Indebted

TSP earnings again are being tapped to hold the federal debt within legal limits.

Federal employees once again are bailing the United States out of a sticky debt situation. Treasury Secretary John Snow told Congress last week that the country was perilously close to reaching its debt ceiling, forcing him to dip into federal employee retirement savings to keep government operations running.

Specifically, until Congress raises the $8 trillion federal debt limit, Snow is freezing some reinvestments of the Thrift Savings Plan's government securities (G) fund.

Luckily, the government is good for it. TSP officials quickly issued a statement on their Web site last week reminding participants of a 1987 "make-whole" law guaranteeing that the plan is reimbursed for any interest lost under these circumstances.

Reinvestments allow the G fund, which holds 36 percent of all TSP investments, to rack up the interest that earns it about 4 percent steady growth every year.

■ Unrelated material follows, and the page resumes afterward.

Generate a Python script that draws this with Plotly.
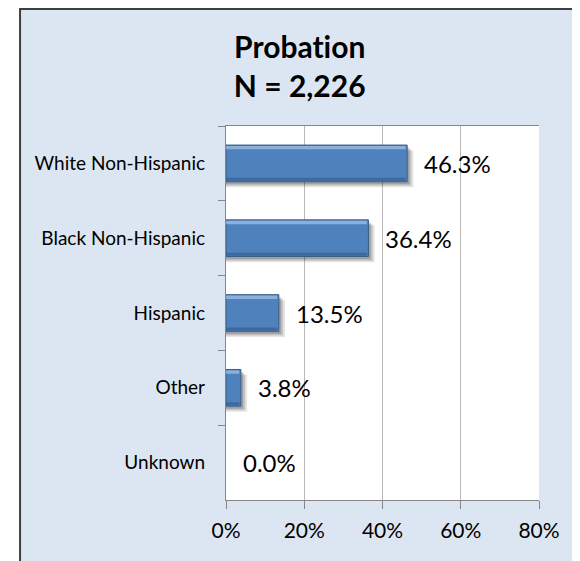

The fund matures and is reinvested daily, so the secretary can transfer some of the money that would have gone to that day's reinvestment into noninterest-bearing accounts, which don't count against the debt limit.

The "make-whole" provision ensures that individual TSP accounts won't be affected by the freeze. Loans and withdrawals will not be delayed, payments won't be reduced and, as the statement put it, "the integrity of the G fund [will] not be compromised."

TSP spokesman Tom Trabucco said that in the half-dozen times Treasury has raided the G fund over the years, it never has affected the plan.

"This is something we've dealt with since almost the very beginning of the program," Trabucco said. "Participants will be made whole. [The 1987] statute allows us to continue on as normal. It means nothing; we just continue our operation."

But TSP Executive Director Gary Amelio acknowledged Tuesday at a monthly board meeting that some investors feel uneasy about the loan.

"The ones that do view it as an issue of principle are rather passionate," Amelio said. "[It] puts the plan into simply an awkward situation."

Colleen Kelley, president of the National Treasury Employees Union, is among those opposed in principle to the move. On Tuesday, she called on Congress to raise the debt ceiling and leave the G Fund alone.

"It is not appropriate to use federal employees' retirement funds for general government expenses," Kelley said.

Kelley said her position stands despite the make-whole law because "federal workers are left with an uneasy feeling of concern about having money they are counting on for their retirement being used for another purpose."

There's little reason to be uneasy, however. The Congressional Research Service wrote a memorandum in 2002 reiterating Treasury's obligation to credit the G Fund after suspending reinvestment. The memo found that because TSP participants have their own accounts, their funds are protected by property rights.

"No one who has invested TSP contributions in the G Fund can suffer any reduction in assets or loss of interest income as a result of the actions taken by the secretary of Treasury," CRS said.

The G Fund is a perk of federal employment. It is invested in short-term U.S. Treasury securities only issued to the TSP and maintains a higher return than inflation at no risk. As of January, there was more than $64 billion in the fund.